Unlocking a hidden Ireland one travesty at a time

by Bríon Hoban

Tuam Babies. Image Credit: thejournal.ie

One of the many terrible aspects of the mass grave being discovered at Tuam is that no one can say the situation is unprecedented. This is not the first horror of the past to make itself known in recent years.

This is simply the latest in a long list of travesties committed or facilitated by the so called pillars of society. As is standard it was the most vulnerable people who suffered worst.

President Michael D. Higgins said that the discovery of mass grave of babies “is another necessary step in blowing open the locked doors of a hidden Ireland.”

This ‘hidden’ Ireland of the past shocks us to the core. One wonders what ‘hidden’ aspects of modern Ireland will shock the society of fifty years from now.

Let it never be forgotten that while most people did not participate in these horrors personally, the negligence of society is what allowed them to occur.

“No nuns broke into our homes to kidnap our children,” said Taoiseach Enda Kenny while addressing the Dáil. These crimes were facilitated by a society that viewed these children as lesser due to the circumstances of their birth.

What crimes do we facilitate today? What injustices against our fellow man do we allow through our negligence and lethargy?

Focus Ireland estimated that there were over 7,000 homeless people in the final weeks of 2016. A Housing Agency report revealed that there are over 230,000 unoccupied residences in the country.
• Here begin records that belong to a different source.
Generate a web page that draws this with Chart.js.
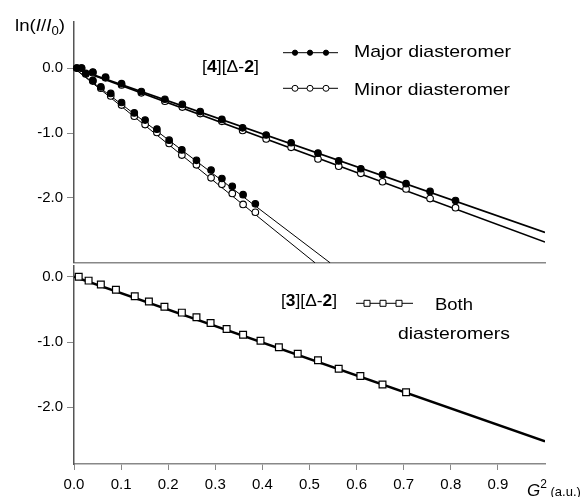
<!DOCTYPE html>
<html>
<head>
<meta charset="utf-8">
<script src="https://cdn.jsdelivr.net/npm/chart.js@4.4.1/dist/chart.umd.min.js"></script>
<style>
  html, body { margin: 0; padding: 0; background: #fff; }
  #wrap { position: relative; width: 588px; height: 497px; overflow: hidden; font-family: "Liberation Sans", Arial, sans-serif; color: #000; }
  #wrap canvas { position: absolute; left: 0; }
  .lbl { position: absolute; white-space: nowrap; line-height: 1; font-size: 17px; transform-origin: 0 0; }
  .sub { font-size: 12px; position: relative; top: 4px; }
  .sup { font-size: 12px; position: relative; top: -8px; }
</style>
</head>
<body>
<div id="wrap">
  <canvas id="topChart" width="588" height="268" style="top:0"></canvas>
  <canvas id="botChart" width="588" height="251" style="top:246px"></canvas>

  <div class="lbl" data-w="50" style="left:15px; top:16.6px">ln(<i>I</i>/<i>I</i><span class="sub">0</span>)</div>
  <div class="lbl" data-w="57" style="left:201.5px; top:58px">[<b>4</b>][Δ-<b>2</b>]</div>
  <div class="lbl" data-w="157" style="left:354px; top:42.9px">Major diasteromer</div>
  <div class="lbl" data-w="156" style="left:354px; top:81.3px">Minor diasteromer</div>
  <div class="lbl" data-w="56" style="left:281px; top:291.6px">[<b>3</b>][Δ-<b>2</b>]</div>
  <div class="lbl" data-w="38" style="left:435px; top:295.6px">Both</div>
  <div class="lbl" data-w="112" style="left:398.3px; top:324.9px">diasteromers</div>
  <div class="lbl" style="left:527px; top:482px"><i>G</i><span class="sup">2</span><span style="font-size:13px"> (a.u.)</span></div>
</div>

<script>
// [4][Δ-2], slow decay (G^2 vs ln(I/I0))
const slowX = [0.016, 0.040, 0.067, 0.101, 0.143, 0.193, 0.230, 0.268, 0.314, 0.358, 0.408, 0.461, 0.518, 0.562, 0.609, 0.655, 0.705, 0.756, 0.810];
const slowMajor = [0, -0.06, -0.14, -0.24, -0.36, -0.48, -0.56, -0.67, -0.79, -0.92, -1.03, -1.15, -1.31, -1.43, -1.55, -1.64, -1.78, -1.90, -2.04];
const slowMinor = [0, -0.07, -0.15, -0.26, -0.38, -0.51, -0.60, -0.70, -0.82, -0.96, -1.09, -1.22, -1.40, -1.51, -1.62, -1.75, -1.86, -2.01, -2.15];

// [4][Δ-2], fast decay
const fastX = [0.006, 0.025, 0.040, 0.057, 0.078, 0.101, 0.128, 0.151, 0.176, 0.202, 0.229, 0.260, 0.291, 0.314, 0.336, 0.359, 0.385];
const fastMajor = [0, -0.08, -0.19, -0.29, -0.39, -0.53, -0.69, -0.80, -0.94, -1.11, -1.26, -1.42, -1.57, -1.70, -1.82, -1.95, -2.09];
const fastMinor = [0, -0.09, -0.20, -0.31, -0.43, -0.57, -0.74, -0.87, -0.99, -1.16, -1.34, -1.49, -1.69, -1.79, -1.93, -2.10, -2.22];

// [3][Δ-2], both diasteromers
const bothX = [0.010, 0.031, 0.057, 0.089, 0.129, 0.159, 0.192, 0.229, 0.260, 0.290, 0.324, 0.359, 0.396, 0.435, 0.475, 0.518, 0.562, 0.608, 0.655, 0.705];
const bothY = [0, -0.06, -0.12, -0.20, -0.30, -0.38, -0.46, -0.55, -0.62, -0.71, -0.80, -0.89, -0.98, -1.08, -1.18, -1.28, -1.41, -1.52, -1.65, -1.77];

// fitted lines (end points as drawn)
const fitSlowMajor = [[0, 0], [1.0, -2.53]];
const fitSlowMinor = [[0, 0], [1.0, -2.68]];
const fitFastMajor = [[0, 0], [0.544, -3.0]];
const fitFastMinor = [[0, 0], [0.512, -3.0]];
const fitBoth = [[0, 0], [1.0, -2.52]];

const xTicks = [0, 0.1, 0.2, 0.3, 0.4, 0.5, 0.6, 0.7, 0.8, 0.9];
const yTicks = [0, -1, -2];

const FONT = { family: 'Liberation Sans', size: 15 };

function pts(xs, ys) {
    return xs.map((x, i) => ({ x: x, y: ys[i] }));
}
function seg(p) {
    return p.map(v => ({ x: v[0], y: v[1] }));
}

function fitLine(p, w) {
    return { data: seg(p), showLine: true, pointRadius: 0, borderColor: '#000', borderWidth: w, order: 5 };
}
function dots(data, fill, order) {
    return {
        data: data, showLine: false, pointStyle: 'circle', pointRadius: 3.3,
        backgroundColor: fill, borderColor: '#000', borderWidth: 1.1, clip: false, order: order
    };
}

function yAxis(min, max) {
    return {
        min: min, max: max,
        afterBuildTicks: s => { s.ticks = yTicks.map(v => ({ value: v })); },
        afterFit: s => { s.width = 74; s.paddingTop = 0; s.paddingBottom = 0; },
        grid: { display: true, drawOnChartArea: false, drawTicks: true, tickLength: 7, color: '#888' },
        border: { display: true, color: '#555', width: 1.5 },
        ticks: { color: '#000', font: FONT, padding: 4, callback: v => v.toFixed(1) }
    };
}

// small key samples next to the labels
const keyMarks = {
    id: 'keyMarks',
    afterDraw(chart, args, opts) {
        const ctx = chart.ctx;
        ctx.save();
        (opts.rows || []).forEach(r => {
            ctx.strokeStyle = '#000';
            ctx.lineWidth = 1;
            ctx.beginPath();
            ctx.moveTo(r.x1, r.y);
            ctx.lineTo(r.x2, r.y);
            ctx.stroke();
            r.marks.forEach(mx => {
                ctx.beginPath();
                if (r.kind === 'box') {
                    ctx.rect(mx - 3, r.y - 3, 6, 6);
                } else {
                    ctx.arc(mx, r.y, r.kind === 'dot' ? 2.6 : 3, 0, Math.PI * 2);
                }
                ctx.fillStyle = r.kind === 'dot' ? '#000' : '#fff';
                ctx.fill();
                ctx.stroke();
            });
        });
        ctx.restore();
    }
};

const commonOpts = {
    responsive: false,
    animation: false,
    events: [],
};

const topChart = new Chart(document.getElementById('topChart'), {
    type: 'scatter',
    data: {
        datasets: [
            dots(pts(slowX, slowMajor), '#000', 0),
            dots(pts(fastX, fastMajor), '#000', 0),
            dots(pts(slowX, slowMinor), '#fff', 1),
            dots(pts(fastX, fastMinor), '#fff', 1),
            fitLine(fitSlowMajor, 1.6),
            fitLine(fitSlowMinor, 1.6),
            fitLine(fitFastMajor, 1),
            fitLine(fitFastMinor, 1)
        ]
    },
    options: Object.assign({}, commonOpts, {
        layout: { padding: { top: 22, bottom: 2, left: 0, right: 43 } },
        plugins: {
            legend: { display: false },
            tooltip: { enabled: false },
            keyMarks: {
                rows: [
                    { x1: 283, x2: 338, y: 52.7, marks: [295, 310, 326], kind: 'dot' },
                    { x1: 283, x2: 338, y: 88.3, marks: [295, 310, 326], kind: 'ring' }
                ]
            }
        },
        scales: {
            x: {
                type: 'linear', min: 0, max: 1,
                afterFit: s => { s.height = 0; s.paddingLeft = 0; s.paddingRight = 0; },
                grid: { display: false },
                ticks: { display: false },
                border: { display: true, color: '#888', width: 1.5 }
            },
            y: yAxis(-3.0, 0.71)
        }
    }),
    plugins: [keyMarks]
});

const botChart = new Chart(document.getElementById('botChart'), {
    type: 'scatter',
    data: {
        datasets: [
            {
                data: pts(bothX, bothY), showLine: false, pointStyle: 'rect', pointRadius: 4.8,
                backgroundColor: '#fff', borderColor: '#000', borderWidth: 1.2, clip: false, order: 0
            },
            fitLine(fitBoth, 2.4)
        ]
    },
    options: Object.assign({}, commonOpts, {
        layout: { padding: { top: 20, bottom: 0, left: 0, right: 43 } },
        plugins: {
            legend: { display: false },
            tooltip: { enabled: false },
            keyMarks: {
                rows: [
                    { x1: 356, x2: 413, y: 57.3, marks: [367, 383, 399], kind: 'box' }
                ]
            }
        },
        scales: {
            x: {
                type: 'linear', min: 0, max: 1,
                afterBuildTicks: s => { s.ticks = xTicks.map(v => ({ value: v })); },
                afterFit: s => { s.height = 33; },
                grid: { display: true, drawOnChartArea: false, tickLength: 6, color: '#888' },
                border: { display: true, color: '#888', width: 1.5 },
                ticks: { color: '#000', font: FONT, padding: 6, maxRotation: 0, autoSkip: false, callback: v => v.toFixed(1) }
            },
            y: yAxis(-2.868, 0.164)
        }
    }),
    plugins: [keyMarks]
});

// stretch labels to the widths seen in the figure
document.querySelectorAll('.lbl[data-w]').forEach(el => {
    const w = el.getBoundingClientRect().width;
    el.style.transform = 'scaleX(' + (parseFloat(el.dataset.w) / w).toFixed(3) + ')';
});
</script>
</body>
</html>
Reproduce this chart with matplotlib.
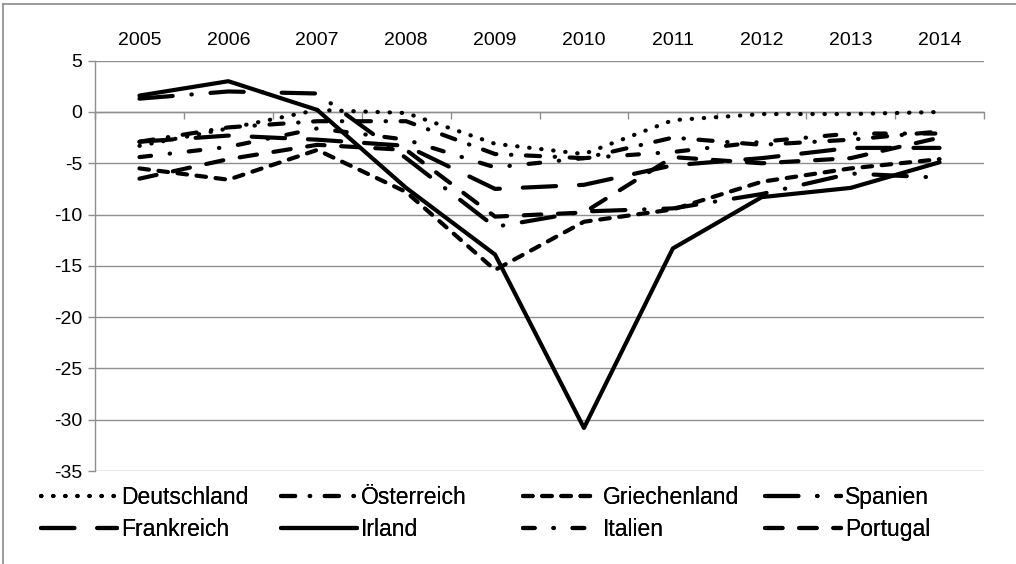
import matplotlib
matplotlib.use("Agg")
import matplotlib.pyplot as plt
from matplotlib.lines import Line2D
from matplotlib.ticker import FixedLocator

plt.rcParams['font.family'] = ['Liberation Sans', 'DejaVu Sans']
plt.rcParams['axes.unicode_minus'] = False

years = ["2005", "2006", "2007", "2008", "2009", "2010", "2011", "2012", "2013", "2014"]

deutschland = [-3.3, -1.6, 0.2, -0.1, -3.1, -4.1, -0.8, -0.2, -0.2, 0.0]
oesterreich = [-2.9, -1.5, -0.9, -0.9, -4.1, -4.5, -2.5, -3.2, -2.7, -1.9]
griechenland = [-5.5, -6.6, -3.7, -7.8, -15.4, -10.7, -9.5, -6.8, -5.5, -4.6]
spanien = [1.3, 2.0, 1.8, -4.5, -11.2, -9.7, -9.4, -8.0, -6.0, -6.4]
frankreich = [-2.9, -2.3, -2.7, -3.3, -7.5, -7.1, -5.2, -4.5, -3.5, -3.5]
irland = [1.6, 3.0, 0.2, -7.4, -13.9, -30.8, -13.3, -8.3, -7.4, -4.9]
italien = [-4.4, -3.4, -1.6, -2.7, -5.4, -4.5, -3.9, -2.9, -2.1, -2.1]
portugal = [-6.5, -4.6, -3.2, -3.7, -10.2, -9.8, -4.4, -5.0, -4.5, -2.5]

series = [
    ("Deutschland", deutschland, (0, (0.1, 2.8))),
    ("Österreich", oesterreich, (0, (3.4, 3.5, 0.1, 3.5))),
    ("Griechenland", griechenland, (0, (2.3, 2.3))),
    ("Spanien", spanien, (0, (8, 4.5, 0.1, 4.5))),
    ("Frankreich", frankreich, (0, (8, 5.5))),
    ("Irland", irland, "-"),
    ("Italien", italien, (0, (2.8, 4.5, 0.1, 4.5))),
    ("Portugal", portugal, (0, (4.2, 4.0))),
]

W, H = 1016, 564
fig = plt.figure(figsize=(W / 100, H / 100), dpi=100)
ax = fig.add_axes([95 / W, (H - 471) / H, (984 - 95) / W, (471 - 60.7) / H])

grid_c = "#8f8f8f"
x = list(range(len(years)))
handles = []
for name, vals, ls in series:
    ln, = ax.plot(x, vals, color="black", lw=3.0, linestyle=ls,
                  dash_capstyle="round", solid_capstyle="round",
                  dash_joinstyle="round", solid_joinstyle="round",
                  label=name, zorder=3)
    handles.append(ln)

ax.set_xlim(-0.5, len(years) - 0.5)
ax.set_ylim(-35, 5)
ax.set_yticks(range(-35, 6, 5))
ax.yaxis.grid(True, color=grid_c, lw=1.0)
ax.set_axisbelow(True)

for s in ["top", "right"]:
    ax.spines[s].set_visible(False)
ax.spines["left"].set_color(grid_c)
ax.spines["left"].set_linewidth(1.0)
ax.spines["bottom"].set_position(("data", 0))
ax.spines["bottom"].set_color(grid_c)
ax.spines["bottom"].set_linewidth(1.0)

ax.set_xticks(x)
ax.set_xticklabels(years)
ax.xaxis.set_minor_locator(FixedLocator([i - 0.5 for i in range(len(years) + 1)]))
ax.tick_params(axis="x", which="major", bottom=False, top=False,
               labelbottom=False, labeltop=True, labelsize=14, pad=5)
ax.tick_params(axis="x", which="minor", bottom=True, top=False,
               length=5, width=1.0, color=grid_c, direction="out")
ax.tick_params(axis="y", which="major", length=5, width=1.0, color=grid_c,
               direction="out", labelsize=14, pad=4)

# legend: four columns, two rows each
col_x = [41, 281, 523, 765]
for c in range(4):
    hs = [handles[c], handles[c + 4]]
    leg = fig.legend(handles=hs, labels=[h.get_label() for h in hs],
                     loc="upper left",
                     bbox_to_anchor=(col_x[c] / W, (H - 486) / H),
                     frameon=False, fontsize=16.5, handlelength=3.3,
                     handletextpad=0.18, labelspacing=0.4,
                     borderpad=0, borderaxespad=0)
    fig.add_artist(leg)

# chart-area border (left and top visible)
fig.add_artist(Line2D([3 / W, 3 / W], [0, (H - 4) / H], transform=fig.transFigure,
                      color="#8a8a8a", lw=1.2))
fig.add_artist(Line2D([3 / W, 1], [(H - 4) / H, (H - 4) / H], transform=fig.transFigure,
                      color="#8a8a8a", lw=1.2))

fig.savefig("out.png", dpi=100)
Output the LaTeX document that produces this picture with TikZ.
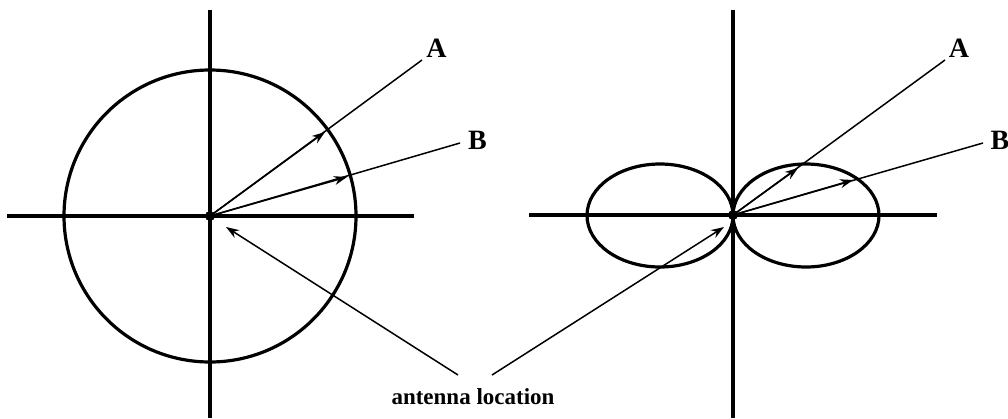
\documentclass[tikz,border=0pt]{standalone}
\usepackage{fontspec}
\setmainfont{Liberation Serif}
\usetikzlibrary{arrows.meta}
\begin{document}
\begin{tikzpicture}[x=1pt,y=-1pt,
  axis/.style={line width=4.2pt},
  pattern/.style={line width=3.2pt},
  ray/.style={line width=1.5pt},
  tip/.style={line width=1.5pt,-{Stealth[length=13pt,width=9pt]}},
  lbl/.style={font=\bfseries\fontsize{28}{32}\selectfont,inner sep=0pt},
  note/.style={font=\bfseries\fontsize{23}{27}\selectfont,inner sep=0pt}]
\useasboundingbox (0,0) rectangle (1008,418);
% left diagram
\coordinate (O1) at (210,216);
\draw[axis] (210,10) -- (210,418);
\draw[axis] (7,216) -- (414,216);
\draw[pattern] (O1) circle[radius=146];
\node[lbl] (A1) at (436.5,48) {A};
\node[lbl] (B1) at (477.5,140) {B};
\coordinate (A1e) at (422,60);
\coordinate (B1e) at (460,143);
\coordinate (A1t) at (325,132);
\coordinate (B1t) at (347,177);
\draw[ray] (O1) -- (A1e);
\draw[ray] (O1) -- (B1e);
\draw[tip] (O1) -- (A1t);
\draw[tip] (O1) -- (B1t);
\fill (O1) circle[radius=5];
% right diagram
\coordinate (O2) at (733,215);
\draw[axis] (733,10) -- (733,418);
\draw[axis] (529,215) -- (937,215);
\draw[pattern] (660,215.5) ellipse[x radius=73,y radius=51.5];
\draw[pattern] (806,215.5) ellipse[x radius=73,y radius=51.5];
\node[lbl] (A2) at (959,48) {A};
\node[lbl] (B2) at (1000,140) {B};
\coordinate (A2e) at (945,60);
\coordinate (B2e) at (983,143);
\coordinate (A2t) at (798,168);
\coordinate (B2t) at (853,180);
\draw[ray] (O2) -- (A2e);
\draw[ray] (O2) -- (B2e);
\draw[tip] (O2) -- (A2t);
\draw[tip] (O2) -- (B2t);
\fill (O2) circle[radius=5];
% antenna location
\node[note] (loc) at (473,397) {antenna location};
\coordinate (L1) at (458,375);
\coordinate (L2) at (492,375);
\coordinate (T1) at (226,227);
\coordinate (T2) at (724,227);
\draw[tip] (L1) -- (T1);
\draw[tip] (L2) -- (T2);
\end{tikzpicture}
\end{document}
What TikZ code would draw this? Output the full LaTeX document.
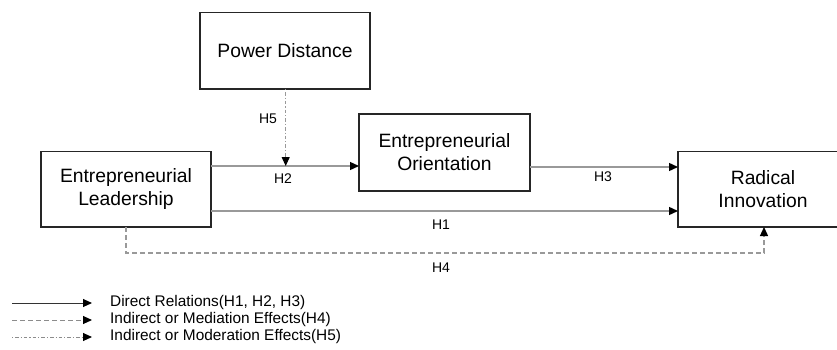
\documentclass[tikz,border=0pt]{standalone}
\usepackage{fontspec}
\setmainfont{Liberation Sans}
\usetikzlibrary{arrows.meta}
\begin{document}
\begin{tikzpicture}[x=1pt,y=-1pt,
  box/.style={draw=black!85,line width=1.1pt,fill=white},
  boxtext/.style={align=center,font=\fontsize{19.3}{23}\selectfont,inner sep=0pt},
  lbl/.style={font=\fontsize{14}{16}\selectfont,inner sep=0pt},
  legtext/.style={font=\fontsize{15.4}{17}\selectfont,inner sep=0pt,anchor=west},
  tip/.style={-{Triangle[length=9pt,width=8pt,color=black]}},
  rel/.style={draw=black!40,line width=1.3pt,tip},
  med/.style={rel,dash pattern=on 5pt off 3pt},
  mod/.style={rel,line width=1pt,dash pattern=on 1.2pt off 2pt on 3.5pt off 2pt}]
\useasboundingbox (0,0) rectangle (837,350);
\clip (0,0) rectangle (837,350);
% boxes
\draw[box] (200,12.5) rectangle (370,89);
\draw[box] (41,151.5) rectangle (211,227);
\draw[box] (359,114) rectangle (530,191);
\draw[box] (678,151.5) rectangle (848,227);
\node[boxtext] (pd) at (285,51) {Power Distance};
\node[boxtext] (el) at (126,189) {Entrepreneurial\\Leadership};
\node[boxtext] (eo) at (444.5,152.5) {Entrepreneurial\\Orientation};
\node[boxtext] (ri) at (763,189) {Radical\\Innovation};
% connector points
\coordinate (elR1) at (211,166);
\coordinate (eoL) at (359,166);
\coordinate (eoR) at (530,167);
\coordinate (riL1) at (678,167);
\coordinate (elR2) at (211,211);
\coordinate (riL2) at (678,211);
\coordinate (pdB) at (285.7,89);
\coordinate (h5end) at (285.7,166);
\coordinate (elB) at (126,227);
\coordinate (riB) at (764,227);
\draw[rel] (elR1) -- (eoL);
\draw[rel] (eoR) -- (riL1);
\draw[rel] (elR2) -- (riL2);
\draw[mod] (pdB) -- (h5end);
\draw[med] (elB) |- (445,253) -| (riB);
% labels
\node[lbl] (h5) at (268,119) {H5};
\node[lbl] (h2) at (283,179) {H2};
\node[lbl] (h3) at (603,177) {H3};
\node[lbl] (h1) at (441,225) {H1};
\node[lbl] (h4) at (441,268) {H4};
% legend
\coordinate (l1a) at (12,303); \coordinate (l1b) at (92,303);
\coordinate (l2a) at (12,320); \coordinate (l2b) at (92,320);
\coordinate (l3a) at (12,337); \coordinate (l3b) at (92,337);
\draw[rel,draw=black!80,line width=1pt] (l1a) -- (l1b);
\draw[med,draw=black!45,line width=1pt] (l2a) -- (l2b);
\draw[mod,draw=black!45] (l3a) -- (l3b);
\node[legtext] (t1) at (110,303) {Direct Relations(H1, H2, H3)};
\node[legtext] (t2) at (110,320) {Indirect or Mediation Effects(H4)};
\node[legtext] (t3) at (110,337) {Indirect or Moderation Effects(H5)};
\end{tikzpicture}
\end{document}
The Government has not passed emergency legislation to make these unoccupied residences available to those who need them most. We, as a society, have not called on them to do so.

Yes, this would require a radical change in how our society operates. Yes, this would likely be very unpopular with the owners of the unoccupied residences.

Yet, are we really prepared to let people suffer merely because solving the issue would be complicated? It appears, lamentably, that we are.

The difference between the homeless crisis and the Tuam mass grave is not the scale of death, but rather the localisation of that scale. There will never be a mass grave for the homeless.

When a homeless person dies, they die alone. One by one they disappear, remarked upon sorrowfully by society, but rarely at the forefront of a national conversation.

The life expectancy of the average Irish person is roughly 80 years old. The average life expectancy of a homeless person in Ireland is 42, according to a report published in 2015.

The mass grave in Tuam is horrible to contemplate. While we cannot change this unjust piece of history, we can ensure history does not repeat itself.

We cannot claim ignorance on this issue. We cannot pretend we had no earthly idea that people in our society are suffering unjustly every day.

It is our duty to at least attempt to help those in need. Otherwise we will one day be judged just as harshly as we judge the society that allowed the crimes in Tuam be perpetrated.